Federal agents in turn sometimes refer drivers they deem suspicious to local law enforcement who make a traffic stop citing a reason like speeding or lane change violations. Drivers often have no idea they have been caught up in a predictive intelligence program being run by a federal agency.
The AP identified at least two cases in which California residents appeared to have been caught up in the Border Patrol’s surveillance of domestic travel patterns. In one 2024 incident described in court documents, a Border Patrol agent pulled over the driver of a Nissan Altima based in part on vehicle travel data showing that it took the driver six hours to travel the approximately 50 miles between the US-Mexican border and Oceanside, California, where the agent had been on patrol.
“This type of delay in travel after crossing the International Border from Mexico is a common tactic used by persons involved in illicit smuggling,” the agent wrote in a court document.
In another case, Border Patrol agents said in a court document in 2023 they detained a woman at an internal checkpoint because she had traveled a circuitous route between Los Angeles and Phoenix. In both cases, law enforcement accused the drivers of smuggling immigrants in the country unlawfully and were seeking to seize their property or charge them with a crime.
The intelligence program, which has existed under administrations of both parties, has drawn scrutiny from lawmakers since the AP revealed its existence last year.
A spokesperson for the California Department of Transportation said state law prioritizes public safety and privacy.
The office of Newsom, a Democrat, did not immediately respond to requests for comment.
Courts have generally upheld license plate reader collection on public roads but have curtailed warrantless government access to other kinds of persistent tracking data that might reveal sensitive details about people’s movements, such as GPS devices or cellphone location data. Some scholars and civil libertarians argues that large-scale collection systems like plate readers might be unconstitutional under the Fourth Amendment.
“Increasingly, courts have recognized that the use of surveillance technologies can violate the Fourth Amendment’s protections against unreasonable searches and seizures. Although this area of law is still developing, the use of LPRs and predictive algorithms to track and flag individuals’ movements represents the type of sweeping surveillance that should raise constitutional concerns,” the organizations wrote.
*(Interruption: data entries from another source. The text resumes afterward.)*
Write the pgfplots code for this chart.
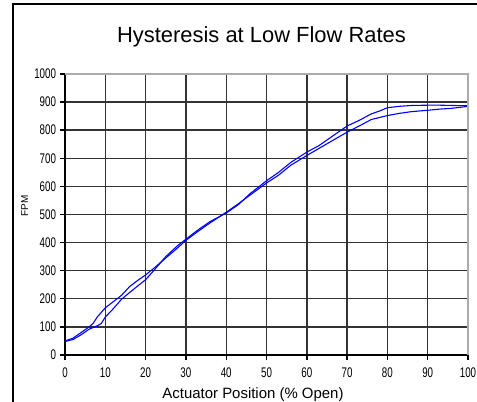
\documentclass[border=0pt]{standalone}
\usepackage{fontspec}
\setmainfont{Liberation Sans}
\newfontfamily\narrowfont[FakeStretch=0.7]{Liberation Sans}
\usepackage{pgfplots}
\pgfplotsset{compat=1.18}

\pgfplotstableread{
x    y
0    50
2    60
4    80
6    100
7    113
8    135
10   168
12   190
14   212
16   243
18   265
20   285
22   308
25   345
28   382
30   408
33   440
36   470
40   508
43   538
46   570
50   612
53   640
56   675
60   710
63   735
66   760
70   793
73   815
76   838
78   845
80   852
83   860
86   866
90   871
93   875
96   878
100  885
}\opening

\pgfplotstableread{
x    y
0    48
2    55
4    72
6    92
8    104
9    112
10   135
12   165
14   198
16   222
18   245
20   268
22   300
25   350
28   390
30   412
33   445
36   475
40   505
43   535
46   575
50   620
53   650
56   685
60   722
63   745
66   775
70   815
73   835
76   858
78   868
80   880
83   885
86   888
90   889
93   889
96   888
100  887
}\closing

\definecolor{curve}{rgb}{0,0,1}

\begin{document}
\begin{tikzpicture}
\useasboundingbox (0bp,0bp) rectangle (477bp,402bp);
% chart area frame, cut off at right and bottom
\draw[line width=1.3bp] (13bp,-20bp) -- (13bp,398bp) -- (500bp,398bp);
\node[anchor=base, inner sep=0pt, font=\fontsize{22}{24}\selectfont] at (261.5bp,359bp) {Hysteresis at Low Flow Rates};

\begin{axis}[
  at={(65bp,47bp)}, anchor=south west,
  scale only axis,
  width=403bp, height=281bp,
  xmin=0, xmax=100, ymin=0, ymax=1000,
  xtick={0,10,...,100},
  ytick={0,100,...,1000},
  axis lines*=left,
  axis line style={line width=1.4bp, black},
  tick align=outside,
  major tick length=5bp,
  tick style={line width=1.4bp, black},
  grid=major,
  major grid style={line width=1.4bp, black!80},
  clip=false,
  /pgf/number format/assume math mode=true,
  /pgf/number format/1000 sep={},
  ticklabel style={font=\narrowfont\fontsize{14}{15}\selectfont},
  xticklabel style={yshift=-4bp},
  yticklabel style={xshift=-0.5bp},
]
\addplot[curve, line width=1.1bp] table[x=x, y=y] {\opening};
\addplot[curve, line width=1.1bp] table[x=x, y=y] {\closing};
\draw[gray!65, line width=1.4bp] (rel axis cs:0,1) -- (rel axis cs:1,1) -- (rel axis cs:1,0);
\end{axis}

\node[anchor=base, inner sep=0pt, font=\fontsize{15}{17}\selectfont] at (253bp,4bp) {Actuator Position (\% Open)};
\node[anchor=base, rotate=90, inner sep=0pt, font=\fontsize{10}{12}\selectfont] at (28bp,196bp) {FPM};
\end{tikzpicture}
\end{document}
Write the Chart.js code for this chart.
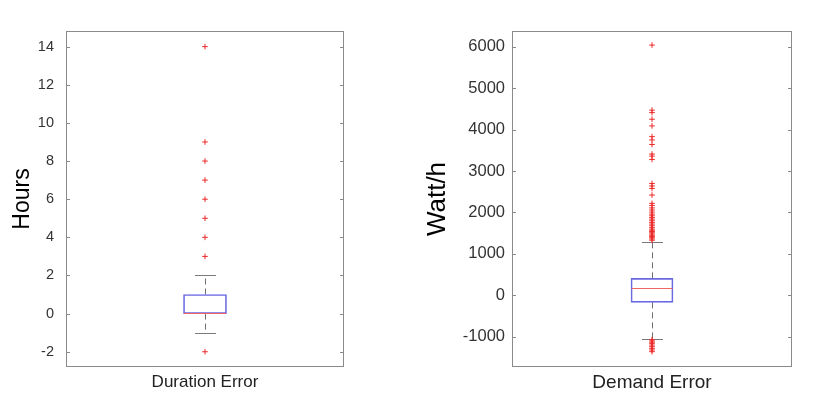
<!DOCTYPE html>
<html><head><meta charset="utf-8">
<script src="https://cdn.jsdelivr.net/npm/chart.js@4.4.1/dist/chart.umd.min.js"></script>
<style>
html,body{margin:0;padding:0;background:#fff;width:830px;height:410px;overflow:hidden}
.w{position:absolute;top:0;width:415px;height:410px}
</style></head><body>
<div class="w" style="left:0"><canvas id="c1" width="415" height="410"></canvas></div>
<div class="w" style="left:415px"><canvas id="c2" width="415" height="410"></canvas></div>
<script>
// ---- Duration Error ----
const durCategories = ['Duration Error'];
const durWhiskers = [-1, 2];          // lower, upper whisker
const durBox = [0, 1];                // Q1, Q3
const durMedian = [0];
const durOutliers = [14, 9, 8, 7, 6, 5, 4, 3, -2];
const durTicks = [-2, 0, 2, 4, 6, 8, 10, 12, 14];
const durRange = [-2.8, 14.82];
const durTitle = 'Hours';

// ---- Demand Error ----
const demCategories = ['Demand Error'];
const demWhiskers = [-1050, 1295];
const demBox = [-170, 410];
const demMedian = [150];
const demOutliers = [6040, 4470, 4410, 4250, 4090, 3830, 3750, 3640, 3410, 3360, 3280,
  2700, 2640, 2580, 2420, 2220, 2170, 2110, 2060, 2010, 1960, 1920, 1880, 1840, 1800,
  1760, 1720, 1680, 1640, 1600, 1570, 1540, 1510, 1480, 1450, 1420, 1390, 1360, 1330,
  -1070, -1100, -1130, -1160, -1200, -1240, -1280, -1320, -1360];
const demTicks = [-1000, 0, 1000, 2000, 3000, 4000, 5000, 6000];
const demRange = [-1730, 6380];
const demTitle = 'Watt/h';

const FONT = "'Liberation Sans', Arial, Helvetica, sans-serif";
const FRAME = '#8a8a8a';

const boxExtras = {
  id: 'boxExtras',
  beforeDatasetsDraw(chart, args, o) {
    const {ctx, scales: {x, y}} = chart;
    const cx = Math.round(x.getPixelForValue(0)) + 0.5;
    ctx.save();
    ctx.strokeStyle = '#6e6e6e';
    ctx.lineWidth = 1;
    ctx.setLineDash([6, 4]);
    ctx.beginPath();
    ctx.moveTo(cx, y.getPixelForValue(o.box[1]));
    ctx.lineTo(cx, y.getPixelForValue(o.whiskers[1]));
    ctx.moveTo(cx, y.getPixelForValue(o.box[0]));
    ctx.lineTo(cx, y.getPixelForValue(o.whiskers[0]));
    ctx.stroke();
    ctx.setLineDash([]);
    ctx.strokeStyle = '#7a7a7a';
    ctx.beginPath();
    o.whiskers.forEach(w => {
      const py = Math.round(y.getPixelForValue(w)) + 0.5;
      ctx.moveTo(cx - o.capHalf, py);
      ctx.lineTo(cx + o.capHalf, py);
    });
    ctx.stroke();
    ctx.restore();
  },
  afterDatasetsDraw(chart, args, o) {
    const {ctx, chartArea: a, scales: {x, y}} = chart;
    const cx = x.getPixelForValue(0);
    ctx.save();
    // median
    ctx.strokeStyle = 'rgb(240,100,100)';
    ctx.lineWidth = 1;
    ctx.beginPath();
    o.median.forEach(m => {
      const py = Math.round(y.getPixelForValue(m)) - 0.5;
      ctx.moveTo(cx - o.boxHalf, py);
      ctx.lineTo(cx + o.boxHalf, py);
    });
    ctx.stroke();
    // frame
    ctx.strokeStyle = FRAME;
    const L = Math.round(a.left) + 0.5, R = Math.round(a.right) - 0.5;
    const T = Math.round(a.top) + 0.5, B = Math.round(a.bottom) - 0.5;
    ctx.strokeRect(L, T, R - L, B - T);
    // inward ticks on both sides
    ctx.beginPath();
    y.ticks.forEach(t => {
      const py = Math.round(y.getPixelForValue(t.value)) + 0.5;
      ctx.moveTo(L, py); ctx.lineTo(L + 3.5, py);
      ctx.moveTo(R, py); ctx.lineTo(R - 3.5, py);
    });
    ctx.stroke();
    ctx.restore();
  }
};

function makeChart(id, cats, box, whiskers, median, outliers, ticks, range, title, opt) {
  return new Chart(document.getElementById(id), {
    type: 'bar',
    data: {
      labels: cats,
      datasets: [
        {
          type: 'line',
          data: outliers.map(v => ({x: cats[0], y: v})),
          showLine: false,
          pointStyle: 'cross',
          pointRadius: 2.8,
          pointBorderWidth: 1,
          pointBorderColor: 'rgb(235,40,40)',
          pointBackgroundColor: 'rgb(235,40,40)',
          order: 0
        },
        {
          data: [box],
          backgroundColor: 'rgba(0,0,0,0)',
          borderColor: 'rgb(105,105,228)',
          borderWidth: 1,
          borderSkipped: false,
          barThickness: opt.boxW,
          order: 1
        }
      ]
    },
    options: {
      responsive: false,
      animation: false,
      events: [],
      layout: {padding: {top: 31, right: opt.padR, bottom: 0, left: 0}},
      plugins: {
        legend: {display: false},
        tooltip: {enabled: false},
        boxExtras: {box, whiskers, median, capHalf: 10.5, boxHalf: opt.boxW / 2 - 0.5}
      },
      scales: {
        x: {
          grid: {display: false, drawTicks: false},
          border: {display: false},
          ticks: {font: {family: FONT, size: opt.xFont}, color: '#222', padding: opt.xPad},
          afterFit(s) { s.height = 43; }
        },
        y: {
          min: range[0],
          max: range[1],
          grid: {display: false, drawTicks: false},
          border: {display: false},
          afterBuildTicks(s) { s.ticks = ticks.map(v => ({value: v})); },
          ticks: {font: {family: FONT, size: opt.tickFont}, color: '#333', padding: opt.tickPad,
                  callback: v => String(v)},
          title: {display: true, text: title, color: '#000',
                  font: {family: FONT, size: opt.titleFont}, padding: {top: opt.titlePad, bottom: 0}},
          afterFit(s) { s.width = opt.yW; }
        }
      }
    },
    plugins: [boxExtras]
  });
}

makeChart('c1', durCategories, durBox, durWhiskers, durMedian, durOutliers, durTicks, durRange, durTitle,
  {boxW: 43, padR: 71, tickPad: 12, yW: 66, titlePad: 9, tickFont: 14.5, xFont: 17, xPad: 5, titleFont: 23});
makeChart('c2', demCategories, demBox, demWhiskers, demMedian, demOutliers, demTicks, demRange, demTitle,
  {boxW: 42, padR: 38, tickPad: 7, yW: 97, titlePad: 7, tickFont: 16.5, xFont: 19, xPad: 4, titleFont: 26});
</script>
</body></html>
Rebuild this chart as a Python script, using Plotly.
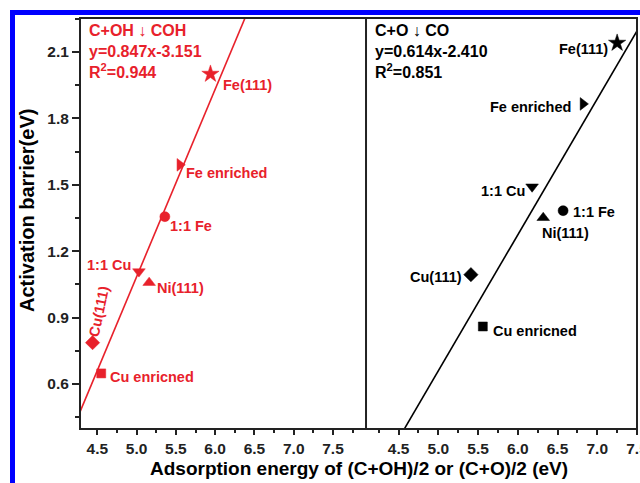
import numpy as np
import plotly.graph_objects as go

# ---------------- data ----------------
surfaces = ["Fe(111)", "Fe enriched", "1:1 Fe", "1:1 Cu", "Ni(111)", "Cu(111)", "Cu enricned"]
symbols = ["star", "triangle-right", "circle", "triangle-down", "triangle-up", "diamond", "square"]

# C+OH -> COH
coh_x = [5.94, 5.55, 5.36, 5.03, 5.16, 4.44, 4.55]
coh_y = [2.00, 1.59, 1.356, 1.108, 1.058, 0.787, 0.648]
coh_slope, coh_icpt = 0.847, -3.151
coh_r2 = 0.944

# C+O -> CO
co_x = [7.25, 6.82, 6.57, 6.18, 6.32, 5.41, 5.56]
co_y = [2.14, 1.865, 1.383, 1.491, 1.351, 1.094, 0.860]
co_slope, co_icpt = 0.614, -2.410
co_r2 = 0.851

x_ticks = [4.5, 5.0, 5.5, 6.0, 6.5, 7.0, 7.5]
y_ticks = [0.6, 0.9, 1.2, 1.5, 1.8, 2.1]

# ---------------- style ----------------
RED = "#e8212b"
BLACK = "#000000"
AX = "#222222"
FONT = "Arial, Liberation Sans, sans-serif"
W, H = 640, 483
ML, MR, MT, MB = 80, 3, 18, 54
split = 0.5135

x1_range = [4.28, 7.92]
x2_range = [4.09, 7.5]
y_range = [0.397, 2.253]

sizes = {"star": 13, "triangle-right": 11, "circle": 10, "triangle-down": 11,
         "triangle-up": 11, "diamond": 11, "square": 9}

# label offsets (pixels) relative to each point: (xanchor, xshift, yshift, angle)
coh_lab = {
    "Fe(111)": ("left", 11, -11, 0),
    "Fe enriched": ("left", 4, -8, 0),
    "1:1 Fe": ("left", 3, -9, 0),
    "1:1 Cu": ("right", -6, 7, 0),
    "Ni(111)": ("left", 6, -5, 0),
    "Cu(111)": ("center", 6, 31, -78),
    "Cu enricned": ("left", 7, -4, 0),
}
co_lab = {
    "Fe(111)": ("right", -7, -6, 0),
    "Fe enriched": ("right", -10, -3, 0),
    "1:1 Fe": ("left", 8, -1, 0),
    "1:1 Cu": ("right", -5, -4, 0),
    "Ni(111)": ("left", -3, -15, 0),
    "Cu(111)": ("right", -7, -2, 0),
    "Cu enricned": ("left", 8, -5, 0),
}

fig = go.Figure()

# fit lines
for xr, slope, icpt, col, xa in [(x1_range, coh_slope, coh_icpt, RED, "x"),
                                  (x2_range, co_slope, co_icpt, BLACK, "x2")]:
    xs = np.array(xr)
    fig.add_trace(go.Scatter(x=xs, y=slope * xs + icpt, mode="lines",
                             line=dict(color=col, width=1.6), xaxis=xa, yaxis="y",
                             showlegend=False, hoverinfo="skip"))

# markers
for xs, ys, col, xa in [(coh_x, coh_y, RED, "x"), (co_x, co_y, BLACK, "x2")]:
    fig.add_trace(go.Scatter(x=xs, y=ys, mode="markers", xaxis=xa, yaxis="y",
                             marker=dict(symbol=symbols, color=col, opacity=1,
                                         size=[sizes[s] for s in symbols],
                                         line=dict(width=0.5, color=col)),
                             text=surfaces, showlegend=False))

annotations = []
for xs, ys, col, xr, labs in [(coh_x, coh_y, RED, "x", coh_lab), (co_x, co_y, BLACK, "x2", co_lab)]:
    for name, xv, yv in zip(surfaces, xs, ys):
        anc, dx, dy, ang = labs[name]
        annotations.append(dict(x=xv, y=yv, xref=xr, yref="y", text=name, showarrow=False,
                                xanchor=anc, yanchor="middle", xshift=dx, yshift=dy,
                                textangle=ang,
                                font=dict(family=FONT, size=14.5, color=col, weight="bold")))

# equation blocks
annotations.append(dict(xref="x domain", yref="y domain", x=0.025, y=0.995,
                        xanchor="left", yanchor="top", align="left", showarrow=False,
                        text=f"C+OH \u2193 COH<br>y={coh_slope:.3f}x{coh_icpt:.3f}<br>R<sup>2</sup>={coh_r2:.3f}",
                        font=dict(family=FONT, size=16, color=RED, weight="bold")))
annotations.append(dict(xref="x2 domain", yref="y domain", x=0.025, y=0.995,
                        xanchor="left", yanchor="top", align="left", showarrow=False,
                        text=f"C+O \u2193 CO<br>y={co_slope:.3f}x{co_icpt:.3f}<br>R<sup>2</sup>={co_r2:.3f}",
                        font=dict(family=FONT, size=16, color=BLACK, weight="bold")))

pw, ph = W - ML - MR, H - MT - MB
def px(xp):
    return (xp - ML) / pw
def py(yp):
    return (H - MB - yp) / ph

# axis titles
annotations.append(dict(xref="paper", yref="paper", x=px(359), y=py(468),
                        xanchor="center", yanchor="middle", showarrow=False,
                        text="Adsorption energy of (C+OH)/2 or (C+O)/2 (eV)",
                        font=dict(family=FONT, size=19, color=BLACK, weight="bold")))
annotations.append(dict(xref="paper", yref="paper", x=px(27), y=py(211),
                        xanchor="center", yanchor="middle", showarrow=False, textangle=-90,
                        text="Activation barrier(eV)",
                        font=dict(family=FONT, size=20, color=BLACK, weight="bold")))

# frames and divider
shapes = [
    dict(type="rect", xref="paper", yref="paper", x0=0, x1=1, y0=0, y1=1,
         line=dict(color=AX, width=2)),
    dict(type="line", xref="paper", yref="paper", x0=split, x1=split, y0=0, y1=1,
         line=dict(color=AX, width=2)),
]
# decorative blue border
shapes.append(dict(type="rect", xref="paper", yref="paper", x0=px(10), x1=px(15), y0=py(10), y1=py(490),
                   fillcolor="#0000ff", line=dict(width=0), layer="above"))
shapes.append(dict(type="rect", xref="paper", yref="paper", x0=px(10), x1=px(650), y0=py(10), y1=py(15),
                   fillcolor="#0000ff", line=dict(width=0), layer="above"))

tickfont = dict(family=FONT, size=15.5, color=AX, weight="bold")
xcommon = dict(tickvals=x_ticks, ticktext=[f"{v:.1f}" for v in x_ticks], ticks="outside",
               ticklen=5, tickwidth=1.5, tickcolor=AX, showgrid=False, zeroline=False,
               showline=False, tickfont=tickfont, automargin=False, ticklabeloverflow="allow",
               minor=dict(dtick=0.25, tick0=4.5, ticks="outside", ticklen=3, tickwidth=1.5, tickcolor=AX))

fig.update_layout(
    width=W, height=H, margin=dict(l=ML, r=MR, t=MT, b=MB, autoexpand=False),
    paper_bgcolor="white", plot_bgcolor="white",
    xaxis=dict(domain=[0, split], range=x1_range, anchor="y", **xcommon),
    xaxis2=dict(domain=[split, 1], range=x2_range, anchor="y", **xcommon),
    yaxis=dict(range=y_range, tickvals=y_ticks, ticktext=[f"{v:.1f}" for v in y_ticks],
               ticks="outside", ticklen=7, tickwidth=1.5, tickcolor=AX, showgrid=False,
               zeroline=False, showline=False, tickfont=tickfont, automargin=False,
               minor=dict(dtick=0.15, tick0=0.6, ticks="outside", ticklen=4, tickwidth=1.5, tickcolor=AX)),
    annotations=annotations, shapes=shapes, showlegend=False,
)

fig.write_html("out.html")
CBP did not immediately respond to a request for comment, but previously said the agency uses plate readers to help identify threats and disrupt criminal networks and their use of the technology is “governed by a stringent, multi-layered policy framework, as well as federal law and constitutional protections, to ensure the technology is applied responsibly and for clearly defined security purposes.”
The DEA said in a statement that the agency does not publicly discuss its investigative tools and techniques.